Postcards from the Plantation: My Day in Assam’s Tea Heartland
Step into the lush tea gardens of Dibrugarh for a day of golden light, warm chai, and the quiet rhythms of plantation life. A photogenic journey through Assam’s iconic tea heartland.
ASSAMTHINGS TO DO
6/22/20253 min read


I woke in Dibrugarh to a sky streaked with early light and the faint, earthy scent of dew on tea leaves. From the balcony of the bungalow where I stayed—a colonial-era planter's house turned guest lodge—the gardens rolled out like waves. Perfectly trimmed rows of green stretched to the horizon, where mist still clung like a second sky. In that morning stillness, even the birdsong seemed hushed, as if waiting for the day to begin.
By 5:45 a.m., the estate began to stir. A slow trickle of workers arrived on foot and bicycle, many chatting softly, others in silent routine. The tea bushes, waist-high and endlessly uniform, seemed to welcome them. At 6 a.m., the plucking began. Women in bright headscarves, baskets slung across their backs, moved between the rows like part of the landscape itself. Their hands worked fast, but their movements carried grace. I followed one team through the garden, careful not to disturb the rhythm. "We start early, before the sun is harsh," one of them told me. Her name was Anjali. She posed shyly for a photo, fingers mid-pluck, and laughed when I showed her the frame. "Make sure you get the sunrise. That’s when the leaves are soft."
We paused for a short break near a narrow trail where someone had set up a makeshift tea stand—a boy barely in his teens serving up milky chai from an aluminum kettle. "My father picks. I serve," he said with a grin.
Later that morning, I joined a tour of a nearby tea factory. The smell of withering leaves and damp wood hit me the moment I stepped inside. Machines hummed, clattered, and steamed as fresh green transformed into fragrant black. Our guide explained oxidation, rolling, drying—all the steps that give Assam tea its bold flavor. A worker stirred huge trays with a wooden paddle. "Every batch tastes different," he said, "depending on the rain, the soil, the hand that picks it." In a corner, a technician tested the moisture level of a new batch. The room was warm, filled with the low music of labor.
By noon, I was back at the bungalow for a tea tasting on the veranda. There were six cups lined in a row—from malty second flush to rare white tea. Each sip tasted like the land itself: robust, slightly wild, grounding. The manager pointed to a distant hill. "That’s where our oldest section grows. Over a hundred years old. It’s like tasting history." A staff member brought out jaggery-coated snacks to pair with the teas, and we talked about how changing weather patterns were affecting harvests. "The tea changes like we do," she said. "No year is ever the same."
In the afternoon, I wandered alone through the garden. The light had changed—softer now, golden, brushing each leaf with fire.
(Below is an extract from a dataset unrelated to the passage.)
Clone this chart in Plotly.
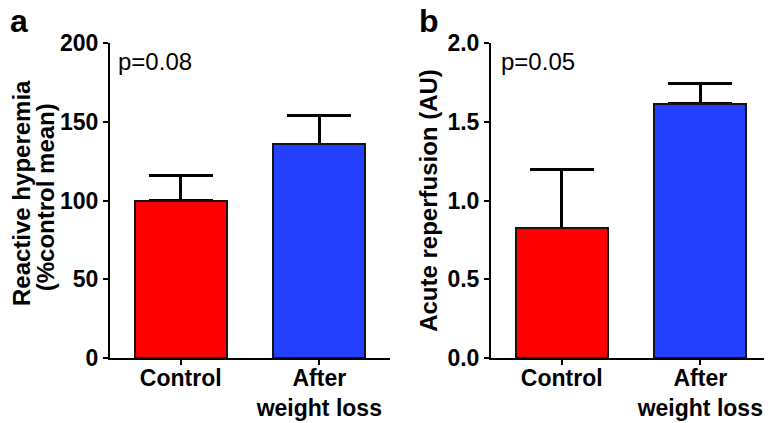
import plotly.graph_objects as go
from plotly.subplots import make_subplots

groups = ['Control', 'After<br>weight loss']
bar_colors = ['#FF0000', '#2541FF']

# panel a - reactive hyperemia (%control mean)
hyperemia_mean = [100, 135.7]
hyperemia_err = [15.6, 18.4]

# panel b - acute reperfusion (AU)
reperfusion_mean = [0.823, 1.615]
reperfusion_err = [0.377, 0.129]

font_family = 'Liberation Sans, Arial, sans-serif'

fig = make_subplots(rows=1, cols=2, horizontal_spacing=0.1528)

for col, (vals, errs) in enumerate([(hyperemia_mean, hyperemia_err),
                                    (reperfusion_mean, reperfusion_err)], start=1):
    # invisible bars only carry the (upper) error bars; the real bars are drawn
    # on top so the lower cap at the bar top is hidden
    fig.add_trace(go.Bar(
        x=[0, 1], y=vals, width=0.664,
        marker=dict(color='rgba(0,0,0,0)', line=dict(width=0)),
        error_y=dict(type='data', symmetric=False, array=errs, arrayminus=[0, 0],
                     color='black', thickness=3, width=32),
        showlegend=False, hoverinfo='skip',
    ), row=1, col=col)
    fig.add_trace(go.Bar(
        x=[0, 1], y=vals, width=0.664,
        marker=dict(color=bar_colors, line=dict(color='#141414', width=2)),
        showlegend=False,
    ), row=1, col=col)

axis_common = dict(
    showline=True, linecolor='black', linewidth=2,
    ticks='outside', ticklen=5, tickwidth=2, tickcolor='black',
    showgrid=False, zeroline=False, automargin=False,
)

for ax in ['xaxis', 'xaxis2']:
    fig.layout[ax].update(axis_common)
    fig.layout[ax].update(
        range=[-0.51, 1.51], tickvals=[0, 1], ticktext=groups, ticklabelstandoff=-7,
        tickfont=dict(family=font_family, size=23, color='black', weight='bold'))
fig.layout.xaxis.domain = [0, 0.4236]
fig.layout.xaxis2.domain = [0.5764, 1.0]

ytick_font = dict(family=font_family, size=23, color='black', weight='bold')
title_font = dict(family=font_family, size=24, color='black', weight='bold')
fig.layout.yaxis.update(axis_common)
fig.layout.yaxis.update(range=[0, 200], dtick=50, tickfont=ytick_font)
fig.layout.yaxis2.update(axis_common)
fig.layout.yaxis2.update(
    range=[0, 2.0], dtick=0.5, tickformat='.1f', tickfont=ytick_font,
    title=dict(text='Acute reperfusion (AU)', standoff=3, font=title_font))

# left y title: two rotated lines, set a bit tighter than plotly's line spacing
fig.add_annotation(x=-0.133, y=0.524, xref='paper', yref='paper',
                   text='Reactive hyperemia', textangle=-90, showarrow=False,
                   xanchor='center', yanchor='middle', font=title_font)
fig.add_annotation(x=-0.098, y=0.511, xref='paper', yref='paper',
                   text='(%control mean)', textangle=-90, showarrow=False,
                   xanchor='center', yanchor='middle', font=title_font)

annot_font = dict(family=font_family, size=24, color='black')
fig.add_annotation(x=-0.47, y=188, xref='x', yref='y', text='p=0.08',
                   showarrow=False, xanchor='left', yanchor='middle', font=annot_font)
fig.add_annotation(x=-0.45, y=1.88, xref='x2', yref='y2', text='p=0.05',
                   showarrow=False, xanchor='left', yanchor='middle', font=annot_font)

letter_font = dict(family=font_family, size=32, color='black', weight='bold')
fig.add_annotation(x=-0.1543, y=1.0714, xref='paper', yref='paper', text='a',
                   showarrow=False, xanchor='left', yanchor='middle', font=letter_font)
fig.add_annotation(x=0.4644, y=1.0714, xref='paper', yref='paper', text='b',
                   showarrow=False, xanchor='left', yanchor='middle', font=letter_font)

# the page body adds an 8px margin, so the figure is sized/offset to match
fig.update_layout(
    width=764, height=415,
    margin=dict(l=102, r=1, t=35, b=65),
    plot_bgcolor='white', paper_bgcolor='white',
    barmode='overlay', bargap=0,
)

fig.write_html('out.html')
A dragonfly landed on my wrist. The wind barely moved. It was that quiet. I walked along a dirt path where butterflies hovered over wildflowers, and paused near a pond where tea workers sometimes washed their hands and faces. One elderly picker nodded at me as she passed, her basket nearly full. The field was quieter now, more introspective.
By 4:30, a group of schoolchildren walked past the garden’s edge on their way home. Some of their parents worked the fields; others helped in the factory. I struck up a conversation with a teenager named Raju who wanted to be a tour guide someday. "Tourists come for the photos," he said. "But I want them to leave knowing what the tea really means."
As dusk settled, I joined the workers at a small tea stall near the edge of the plantation. Chai steamed in thick glass cups. A few laughed over radio songs. Anjali waved as she passed by on her bicycle. "Same time tomorrow," she called. Someone turned on a bulb strung from a pole, casting a yellow halo over the cups.
By 5 p.m., golden light slipped through the camellia bushes. A breeze moved the green like waves. I breathed it in and thought: this isn’t just a place to photograph. It’s a place that photographs you back—quietly, in color, with light that remembers.
I walked back slowly, the horizon now a line of fading gold. Behind me, the plantation exhaled. The day had ended, but its warmth stayed with me, like tea cooling in a ceramic cup—waiting, not forgotten.